Por DORA KRAMER - O Estado de S.Paulo
Chega a ser inútil a discussão sobre tentativas de "blindagem" ou a
conveniência de se chamar o governador Sérgio Cabral Filho à CPI que tratará da
triangulação entre crime organizado, políticos e parcerias comerciais
público-privadas.
Diante do que se vê desde a última sexta-feira sobre os alegres passatempos
do governador na companhia de secretários estaduais, do empreiteiro dono dos
maiores contratos de obras no Rio de Janeiro (sem contar os negócios federais e
em outros Estados) e respectivas senhoras mundo afora, é óbvio que Sérgio Cabral
deve explicações em qualquer foro.
Assim como é evidente a impossibilidade de o PMDB, o governo federal, o PT, a
Assembleia Legislativa, a Câmara Municipal ou o santo padroeiro do governador
lhe assegurar qualquer tipo de proteção.
O Ministério Público não poderá - ou estará negando suas funções de defensor
do interesse da sociedade - ignorar o assunto.

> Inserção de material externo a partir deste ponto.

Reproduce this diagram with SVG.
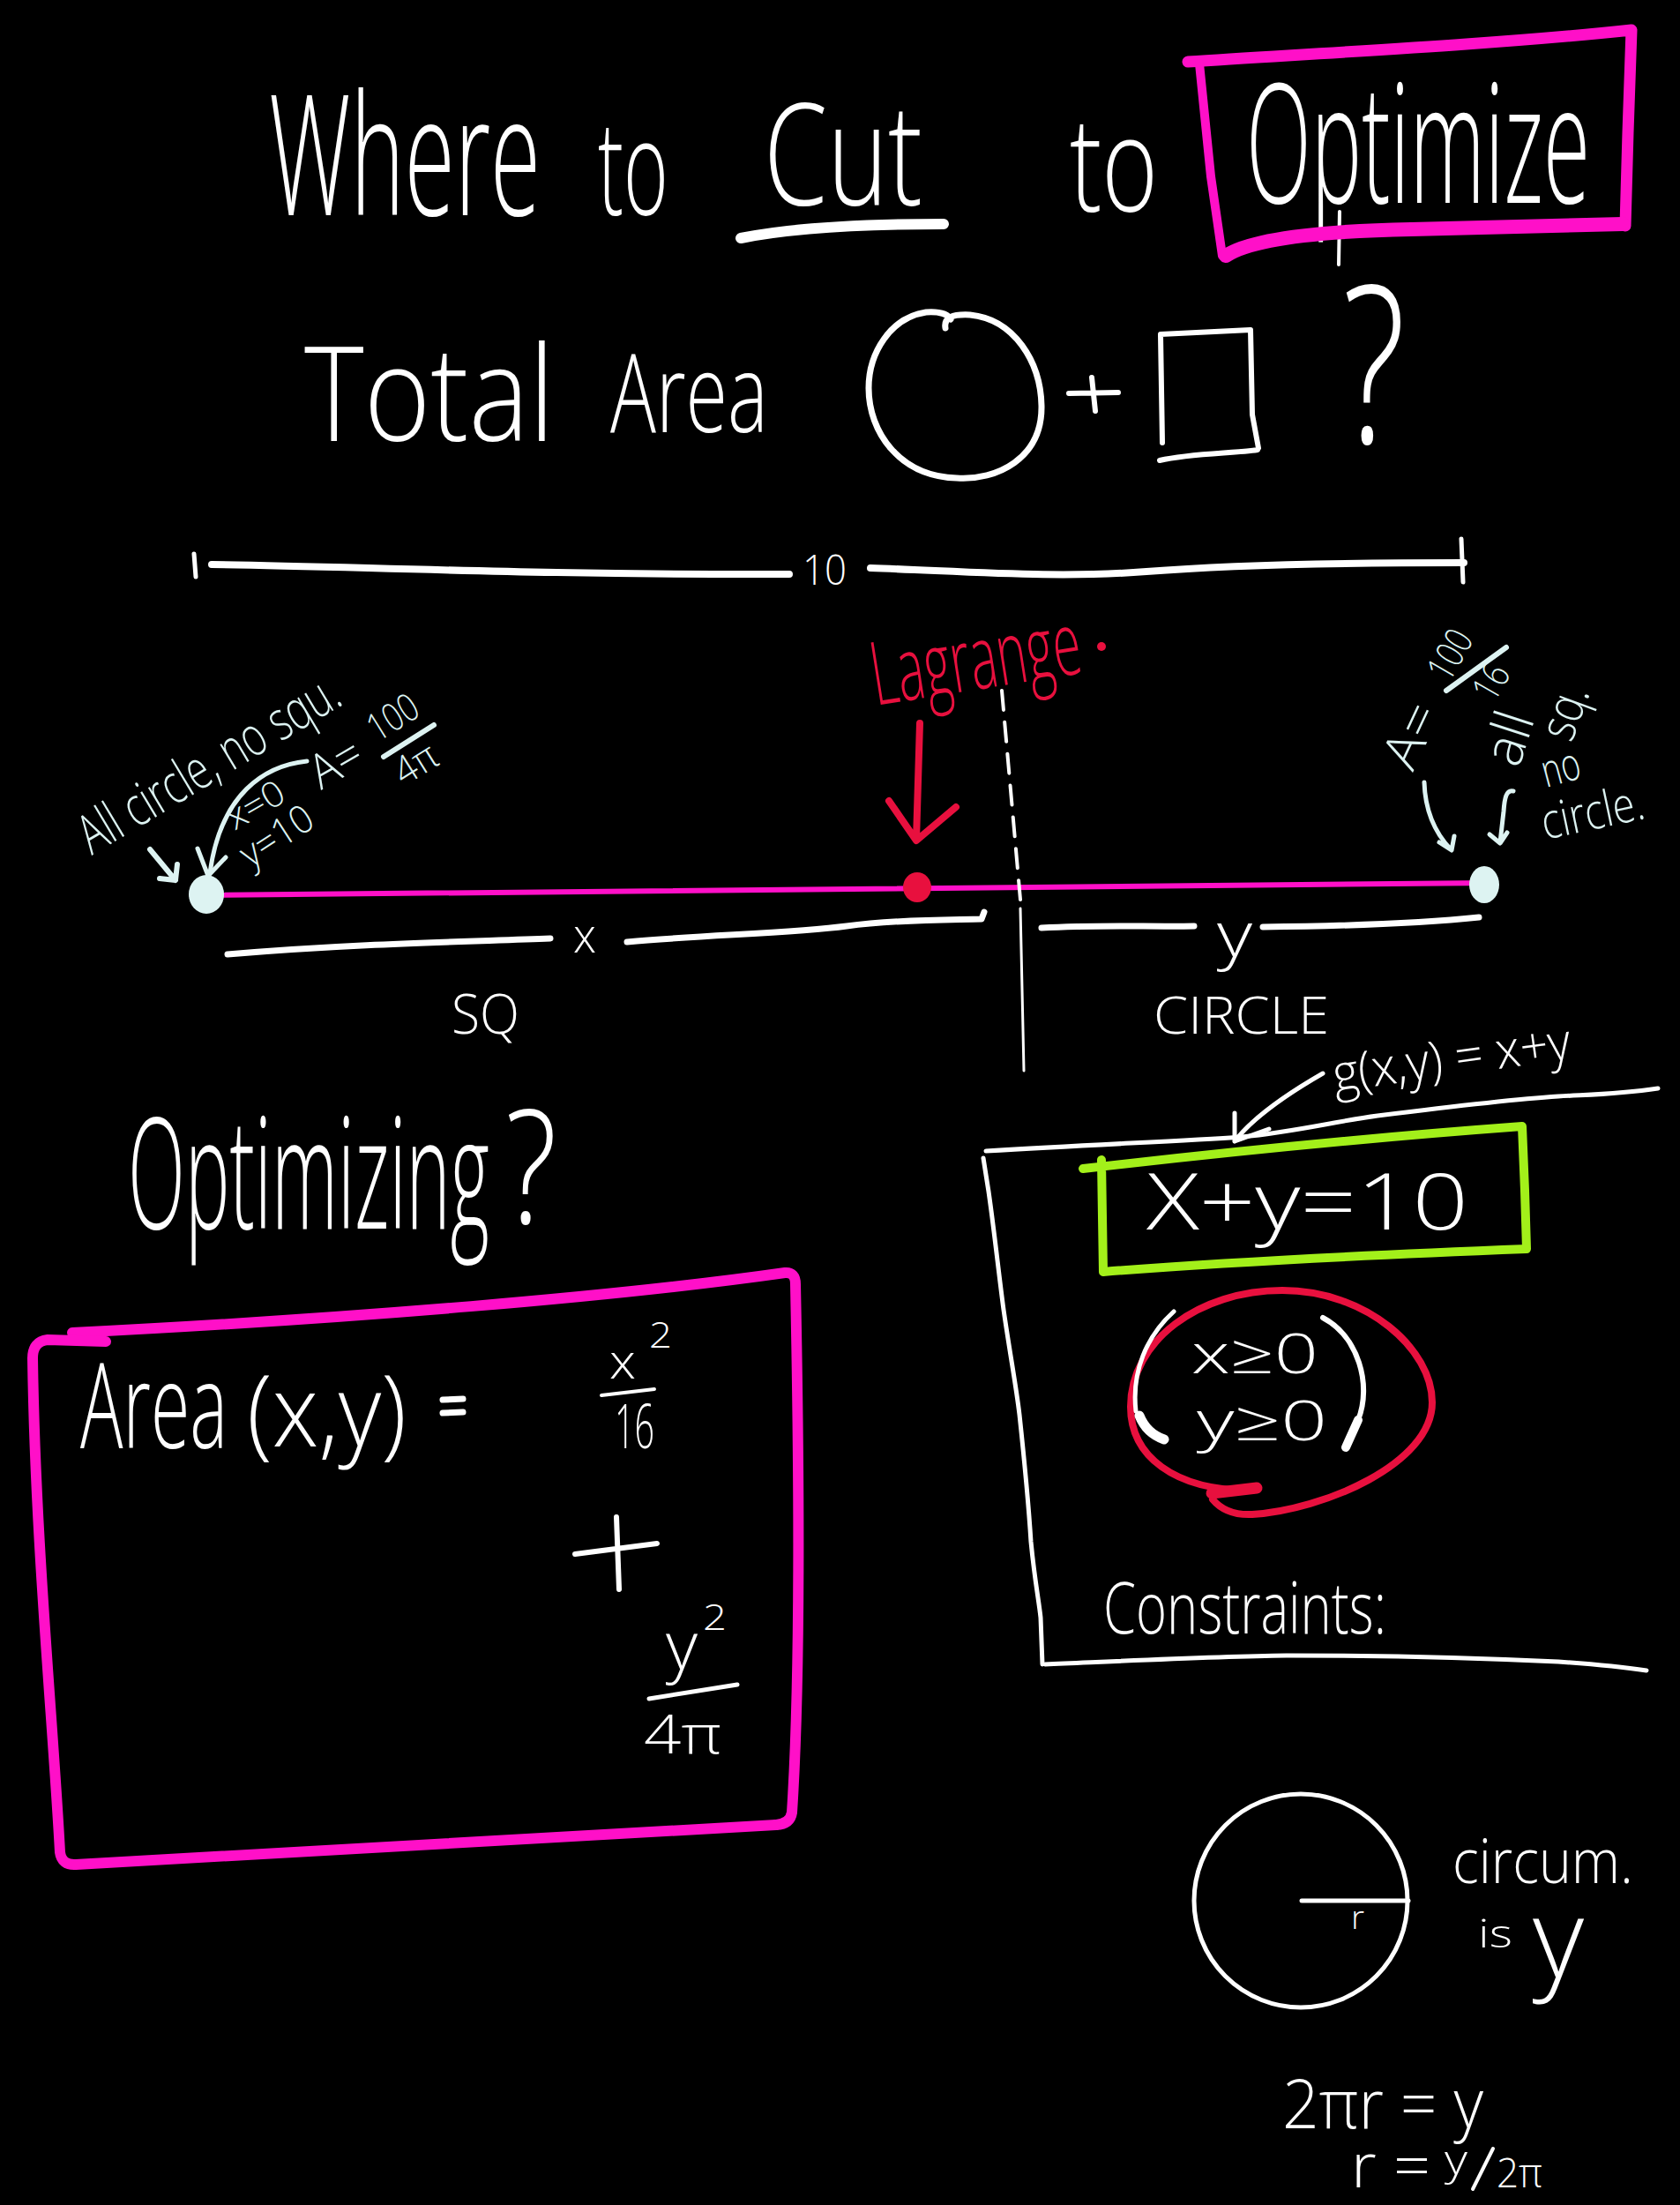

E o governador, seja na CPI ou fora dela, está obrigado a fornecer ao público
mais do que as explicações frágeis já apresentadas. Até para se precaver do que
certamente ainda vem por aí necessita se municiar de provas de que não foi nem é
desonesto.
E o que vem por aí? Não se sabe, mas é de se supor que venha mais. Questão de
lógica aliada a informações já em circulação de bastidor: quem passou o farto
material fotográfico ao deputado, ex-governador, antigo aliado e hoje adversário
de Cabral, Anthony Garotinho, que deflagrou o escândalo em seu blog, deu muito
mais.
Nem o informante nem Garotinho escreveriam o capítulo inicial de uma
narrativa dessa sem ter pronto o esboço do epílogo. Não entrariam na guerra para
deixar o inimigo apenas levemente ferido e pronto para a desforra na primeira
oportunidade mais adiante.
Só para início de conversa o governador deve, no mínimo, dirimir uma dúvida
criada por sua assessoria.
Cabral, os secretários da Casa Civil, dos Transportes, de Governo e da Saúde
estavam em férias quando fotografados e filmados na esbórnia parisiense de
setembro de 2009?
A assessoria disse que não. Tratava-se de uma viagem oficial a respeito da
qual foi apresentada longa agenda para divulgar o Guia Michelin Rio de Janeiro,
fazer reuniões de trabalho para tratar da Olimpíada de 2016 e receber uma
comenda.
Portanto, estavam no exercício da representação governamental e não poderiam
se dar ao desfrute de farrear. Não apenas pela exigência de modos adequados ao
cargo, mas também porque viajaram a expensas do dinheiro público.
Mas, logo em seguida a assessoria informou que os folguedos pertenciam à vida
privada do governador. Muito bem: então o que faziam lá os secretários de
Estado? E o empreiteiro camarada? Quem pagou aquela conta? Foi com dinheiro vivo
ou há a fatura do cartão de crédito para comprovar?
A contradição exposta pela assessoria autoriza a conclusão de que a ação
entre amigos seja vista com naturalidade como critério de governo. Algo
explícito na fotografia do chefe da Casa Civil abraçado ao dono da construtora
Delta, cujos contratos viria depois a auditar por determinação do
governador.
Isso falando apenas daquela ocasião em que a turma aparecia fantasiada com
guardanapos amarrados à cabeça, numa cena que expõe ao ridículo os personagens e
a sociedade que lhes deu com seus votos a oportunidade de ocuparem as posições
que ocupam.
As imagens sugerem promiscuidade entre o público e o privado e remetem à
necessidade de se buscar detalhes sobre as constantes e inúmeras viagens ao
exterior feitas por Sérgio Cabral. Tantas que o vice-governador, Luiz Fernando
Pezão, é visto como o governador de fato do Rio.
Começando por contabilizar quantos dias Cabral esteve fora do País, quais
viagens eram de trabalho e quais relativas a férias de direito, a apresentação
dessas agendas e confrontação de origem do pagamento de despesas.
Por essas e outras, o ônus da prova é do governador.